Formally, at least one of the solar house designs by Ungers was very much like DAM: a house within a house. The detached two-story single-family house, one of the five designs, has a glazed, greenhouse-like exterior wrapping a smaller volume with solid walls. The interstitial space, heated by the sun, is alternately a veranda, kitchen, and other spaces, with living space and bedrooms in the center. Plants covering the outer layer help shade the interior in warmer months, protecting it from overheating. Simply put, this and the other designs used passive rather than active solar design to promote low-energy, architectural solutions without relying on technology. The subtitle of the book(s), "the aesthetics of sustainability," is appropriate in this regard, as is the applicability of Ungers' designs to contemporary conditions.

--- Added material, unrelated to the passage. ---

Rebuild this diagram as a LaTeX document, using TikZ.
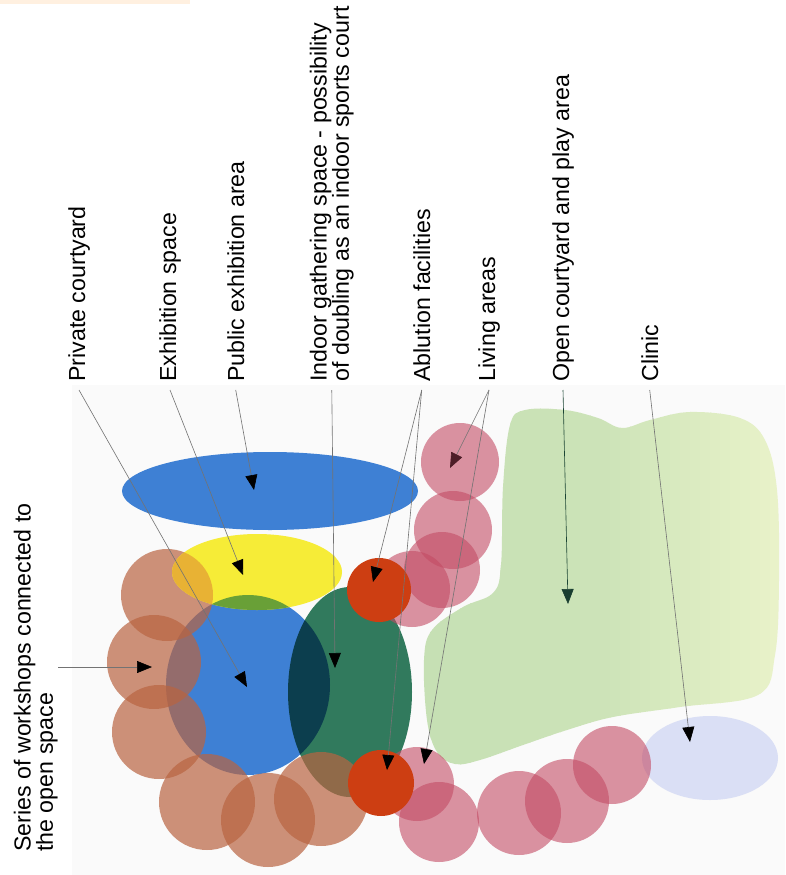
\documentclass[tikz,border=0pt]{standalone}
\usepackage{fontspec}
\setmainfont{Liberation Sans}
\usepackage{tikz}
\usetikzlibrary{positioning,arrows.meta,calc}
\usepackage{xcolor}

\definecolor{zoneblue}{RGB}{62,128,212}
\definecolor{zoneyellow}{RGB}{246,236,55}
\definecolor{zonelens}{RGB}{105,160,55}
\definecolor{zoneamber}{RGB}{232,178,52}
\definecolor{zonegreen}{RGB}{50,125,95}
\definecolor{zonebrown}{RGB}{185,100,65}
\definecolor{zonepink}{RGB}{195,75,100}
\definecolor{zoneorange}{RGB}{205,62,18}
\definecolor{zoneclinic}{RGB}{218,223,245}
\definecolor{courtleft}{RGB}{198,224,180}
\definecolor{courtright}{RGB}{234,243,202}

\begin{document}
\begin{tikzpicture}[
    x=0.02cm, y=-0.02cm,
    font=\fontsize{13.2}{12.6}\selectfont,
    tag/.style={rotate=90, inner xsep=0.16cm, inner ysep=0pt, align=left},
    lead/.style={draw=black!55, line width=0.35pt, -{Triangle[length=3mm,width=2.4mm,black]}},
    workshop/.style={fill=zonebrown, fill opacity=0.7},
    living/.style={fill=zonepink, fill opacity=0.6},
    ablution/.style={fill=zoneorange}
]
    \useasboundingbox (0,0) rectangle (785,875);

    % scanned page tint and the strip at the top
    \fill[black!2] (72,385) rectangle (785,875);
    \fill[orange!12] (0,0) rectangle (190,4);

    % Open courtyard: free shape, green fading to yellow (strips)
    \begin{scope}
        \clip plot[smooth cycle, tension=0.6] coordinates {
            (525,410) (565,410) (598,418) (622,428) (650,420) (690,412) (740,418) (765,440)
            (777,490) (779,580) (775,655) (758,695) (680,707) (613,717) (567,730) (523,745)
            (480,760) (455,764) (437,752) (427,720) (424,660) (432,630) (463,607) (493,593)
            (501,565) (503,487) (510,425)};
        \foreach \k in {0,...,36} {
            \pgfmathtruncatemacro\mix{\k<18 ? 100 - \k : 82 - (\k-18)*82/18}
            \fill[courtleft!\mix!courtright] ({420+\k*10},400) rectangle ({431+\k*10},780);
        }
    \end{scope}

    % Clinic
    \fill[zoneclinic] (710,758) ellipse [x radius=68, y radius=42];

    % Public exhibition area and private courtyard
    \fill[zoneblue] (270,491) ellipse [x radius=148, y radius=39];
    \fill[zoneblue] (248,685) ellipse [x radius=82, y radius=90];

    % Indoor gathering space
    \fill[zonegreen, blend mode=multiply] (350,692) ellipse [x radius=62, y radius=105];

    % Workshops round the courtyard
    \fill[workshop] (167,595) circle [radius=46];
    \fill[workshop] (154,662) circle [radius=47];
    \fill[workshop] (159,732) circle [radius=47];
    \fill[workshop] (207,802) circle [radius=48];
    \fill[workshop] (268,820) circle [radius=47];
    \fill[workshop] (321,799) circle [radius=47];

    % Exhibition space, with its overlaps
    \fill[zoneyellow] (257,572) ellipse [x radius=85, y radius=38];
    \begin{scope}
        \clip (248,685) ellipse [x radius=82, y radius=90];
        \fill[zonelens] (257,572) ellipse [x radius=85, y radius=38];
    \end{scope}
    \begin{scope}
        \clip (167,595) circle [radius=46];
        \fill[zoneamber] (257,572) ellipse [x radius=85, y radius=38];
    \end{scope}

    % Living areas
    \fill[living] (460,462) circle [radius=39];
    \fill[living] (453,530) circle [radius=39];
    \fill[living] (442,570) circle [radius=38];
    \fill[living] (412,589) circle [radius=38];
    \fill[living] (417,784) circle [radius=37];
    \fill[living] (439,822) circle [radius=40];
    \fill[living] (519,813) circle [radius=42];
    \fill[living] (567,801) circle [radius=42];
    \fill[living] (612,765) circle [radius=39];

    % Ablution facilities
    \fill[ablution] (379,590) circle [radius=32];
    \fill[ablution] (381,783) circle [radius=33];

    % Arrow targets
    \coordinate (wkT) at (152,667);
    \coordinate (pcT) at (247,687);
    \coordinate (exT) at (243,575);
    \coordinate (peT) at (254,490);
    \coordinate (igT) at (335,668);
    \coordinate (abT1) at (373,582);
    \coordinate (abT2) at (387,770);
    \coordinate (lvT1) at (450,468);
    \coordinate (lvT2) at (424,764);
    \coordinate (ocT) at (568,604);
    \coordinate (clT) at (690,742);

    % Labels
    \node[tag, anchor=base west] (pc) at (85,390) {Private courtyard};
    \node[tag, anchor=base west] (ex) at (176,390) {Exhibition space};
    \node[tag, anchor=base west] (pe) at (244,390) {Public exhibition area};
    \node[tag, anchor=south west] (ig) at (354,390) {Indoor gathering space - possibility\\of doubling as an indoor sports court};
    \node[tag, anchor=base west] (ab) at (430,390) {Ablution facilities};
    \node[tag, anchor=base west] (lv) at (495,390) {Living areas};
    \node[tag, anchor=base west] (oc) at (569,390) {Open courtyard and play area};
    \node[tag, anchor=base west] (cl) at (658,390) {Clinic};
    \node[tag, anchor=south west] (ws) at (58,860) {Series of workshops connected to\\the open space};

    % Leaders
    \draw[lead] (ws.south |- wkT) -- (wkT);
    \draw[lead] (pc.west) -- (pcT);
    \draw[lead] (ex.west) -- (exT);
    \draw[lead] (pe.west) -- (peT);
    \draw[lead] (ig.west) -- (igT);
    \draw[lead] (ab.west) -- (abT1);
    \draw[lead] (ab.west) -- (abT2);
    \draw[lead, -{Triangle[length=3mm,width=2.4mm,black!60!zonepink]}] (lv.west) -- (lvT1);
    \draw[lead] (lv.west) -- (lvT2);
    \draw[lead, draw=black!45!zonegreen, -{Triangle[length=3mm,width=2.4mm,black!50!zonegreen]}] (oc.west) -- (ocT);
    \draw[lead] (cl.west) -- (clT);

\end{tikzpicture}
\end{document}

While I enthusiastically agree with the passive principles and low-tech, architectural approach of Ungers (setting aside the suburban context required of the single-family houses, a car-dependent context offsetting any sustainable gains in the proposed buildings), I feel like the design and layout of the book(s) is an impediment to fully understanding his designs and the contributions addressing them. Firstly, the paper size — basically like a postcard — means drawings and photographs, even large on the page, are too small. Some pages, especially the summer school documentation in book 1, are laid out so photographs are not much larger than stamps, making their captions more important than the hard-to-decipher images themselves. Secondly, the grainy images, akin to a newspaper, don't help at all with the legibility of the photographs and drawings.
Thirdly, the graphic design by Geoff Han and Anna Feng also features, as mentioned above, lowercase characters throughout. While I'm not sure if this approach is rooted in Herbert Bayer's Bauhaus typography, or something more recent like designboom, the combination of all-lowercase typography, large type, and small pages makes reading the text more frustrating than effortless. I'll admit that the occasional uppercase words do work well at accentuating particular names or phrases, but the same could probably said if it were bold with more traditional typography. Also not helping the legibility of the texts are the occasional multi-page breaks in paragraphs, sentences, and even words, with images filling the pages in between. For example, the reader must flip from "...TRULY ECO-" on page 83 all the way to 116 in book 2 to see the "LOGICAL..." continuation of the word and sentence, without knowing how many pages of images are in between. This happens repeatedly throughout the book, though at lesser degrees — none aiding the reader in understanding the contents. I think a larger page size, bigger and higher-quality images, and a better layout of text and images would have made explanations of Ungers' solar house designs that much better — and easier to digest for younger audiences today.